As the generation fleet becomes more saturated with renewables, like wind and ocean technologies, we could actually get to a point where we are "dumping" power overnight. That's where storage technologies -- either dedicated storage, or EV batteries -- would be most valuable.

Thumper | 27 mai 2011

I live in the NW and right now the wind generation businesses are complaining that they have more capacity than the distribution can sell because the distribution companies are already getting more hydro generation than they have demand for. Without storage or better lines to sell it to the rest of the country power is being wasted. It never gets turned into electricity but it just blows over the windfarm without generating anything. This is primarily a spring problem I think. Spring wind are high and winter snow melt is copious.

Volker.Berlin | 27 mai 2011

Similar with nuclear plants: You cannot turn them on and off at will. Shutting down a nuclear plant is a matter of days, restarting it may take even longer. And a lot of energy is wasted when the plant is shut down with fuel rods burnt only halfway. Thus, you do not shut down nuclear power, and the electricity must go somewhere.

The crucial difference between nuclear and wind/solar (besides considerations like cost, safety and environment) is the nuclear delivers electricity at a constant, predictable rate whereas wind/solar is to a large degree unpredictable. But they have in common that is does not make any sense to shut them down when demand decreases temporarily.

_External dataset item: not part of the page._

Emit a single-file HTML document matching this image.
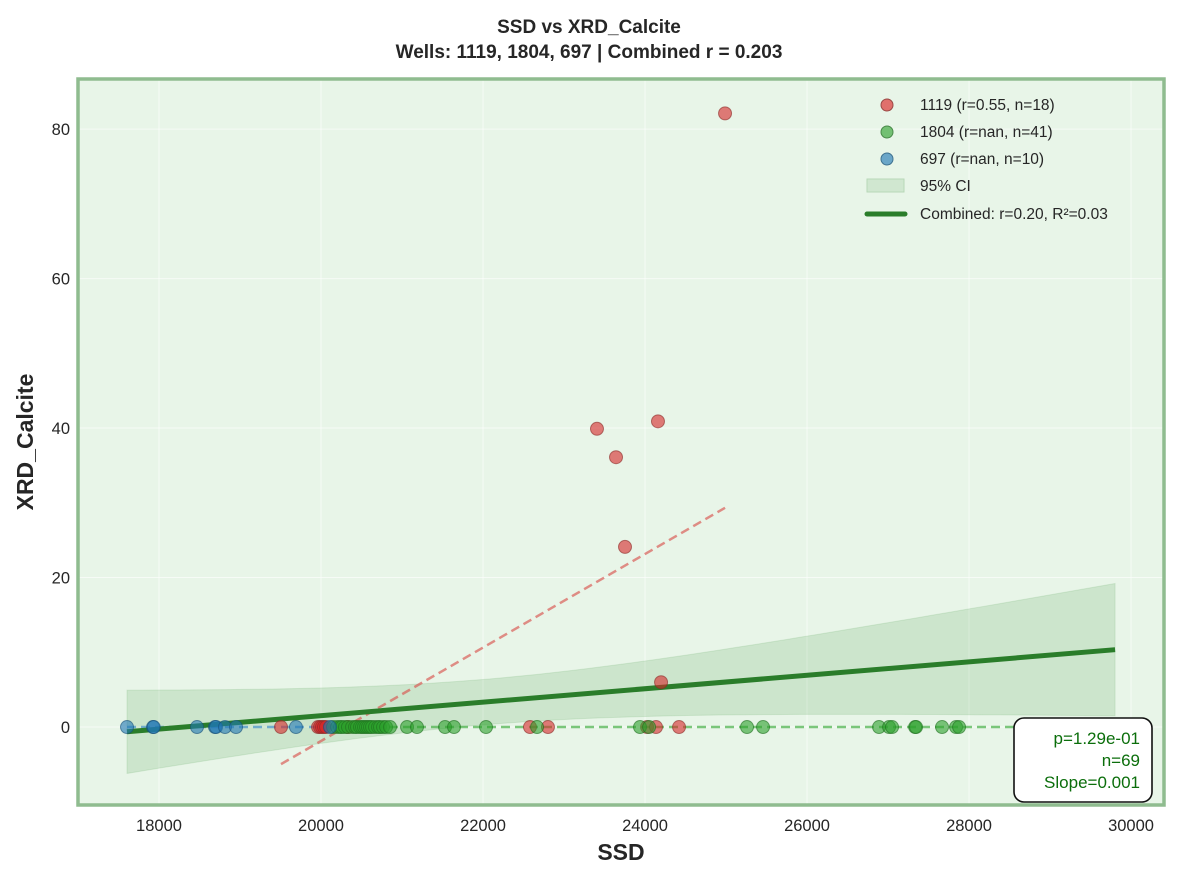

It is a bit different with charcoal, and it is fundamentally different with gas turbines. The latter can in fact be tuned up and down to match demand within very little time.

Douglas3 | 27 mai 2011

Quite right, Volker. Many types of power generation cannot be easily ramped down, especially nuclear.

Here in Ontario on some days they've actually had to PAY nearby American utilities to take their excess power.

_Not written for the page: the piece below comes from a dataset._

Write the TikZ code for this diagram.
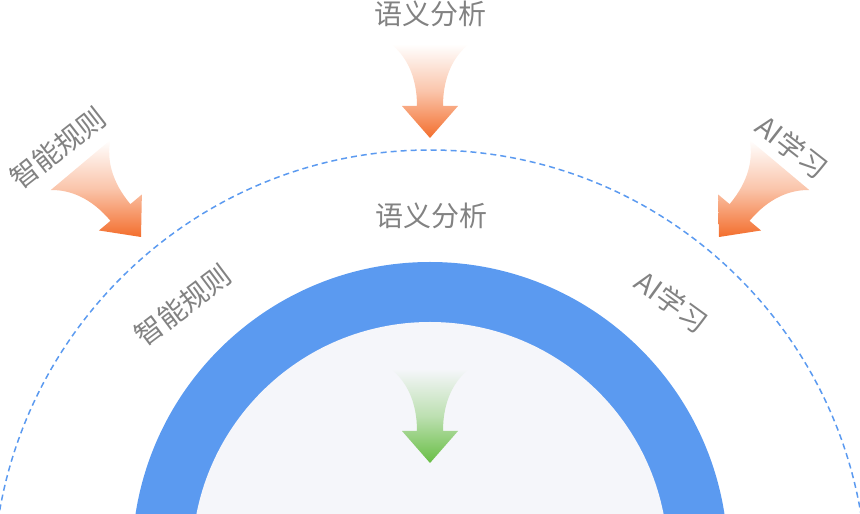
\documentclass[tikz,border=0pt]{standalone}
\usepackage{fontspec}
\newfontfamily\cjkfont{Noto Sans CJK SC}
\definecolor{ringblue}{RGB}{91,154,240}
\definecolor{coreback}{RGB}{245,246,250}
\definecolor{labelgray}{RGB}{130,130,130}
\definecolor{floworange}{RGB}{243,110,45}
\definecolor{flowgreen}{RGB}{104,190,68}
\tikzset{
  lbl/.style={text=labelgray, inner sep=0pt, font=\cjkfont\fontsize{28}{32}\selectfont},
  pics/flowarrow/.style args={#1/#2/#3}{code={
    \shade[rotate=#3, shading angle=#3, top color=#2, bottom color=#1, middle color=#1!40!#2]
      (0,0) -- (-28,32) -- (-13,32) .. controls (-13,62) and (-24,82) .. (-39,94)
      -- (39,94) .. controls (24,82) and (13,62) .. (13,32) -- (28,32) -- cycle;
  }}
}
\begin{document}
\begin{tikzpicture}[x=1pt,y=1pt]
  \useasboundingbox (0,0) rectangle (860,514);
  \clip (0,0) rectangle (860,514);
  \coordinate (hub) at (430,-46);
  \coordinate (rim) at (430,-73);
  % outer dashed ring
  \draw[ringblue, line width=1.5pt, dash pattern=on 6pt off 4pt] (rim) circle[radius=437];
  % blue band and core
  \fill[ringblue] (hub) circle[radius=298];
  \fill[coreback] (hub) circle[radius=238];
  % labels
  \node[lbl] (topA) at (430,500) {语义分析};
  \node[lbl, rotate=38] (leftA) at (58,366) {智能规则};
  \node[lbl, rotate=-38] (rightA) at (792,367) {AI学习};
  \node[lbl] (topB) at (431,298) {语义分析};
  \node[lbl, rotate=37] (leftB) at (183,209) {智能规则};
  \node[lbl, rotate=-36] (rightB) at (672,212) {AI学习};
  % arrows
  \pic at (430,376) {flowarrow={floworange/white/0}};
  \pic at (141,277) {flowarrow={floworange/white/40}};
  \pic at (719,277) {flowarrow={floworange/white/-40}};
  \pic at (430,51) {flowarrow={flowgreen/coreback/0}};
\end{tikzpicture}
\end{document}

No, that's not a mistake! Power trading is a market system and the price can actually go negative if everyone has too much capacity online at the same time. If the only alternative is grid instability or scramming a nuke, you'll gladly pay for the "service" of someone else taking your power.

The incentive programs for green energy here also can result in people being paid not to produce electricity.

strider | 27 mai 2011

Here's a real-world example. I commute 55 miles round trip per day. My 2006 Corvette would burn 2.5 gallons of premium unleaded to make that journey. At $4.50/gallon that's $11.25/trip. When charging overnight at $0.06/kWh (00:00-07:00 rate) my Roadster costs $0.96 to make the same trip.

Timo | 28 mai 2011

@Douglas, actually coal is even slower to ramp down. It just simply takes time to coal to burn out. Nuclear is easier to ramp down, you can shut down the reactor in matter of seconds but it too takes time just because already released heat cannot simply disappear and water in them needs to go on circulating, otherwise you overheat the reactor and then that "shut down" doesn't apply anymore.

You could adjust the energy generation quite quickly by simple turbine bypass valve, but not generating energy is money-losing process, so that is not done.

Douglas3 | 28 mai 2011


Yes you can shut down nuclear instantly, but you can't restart them quickly.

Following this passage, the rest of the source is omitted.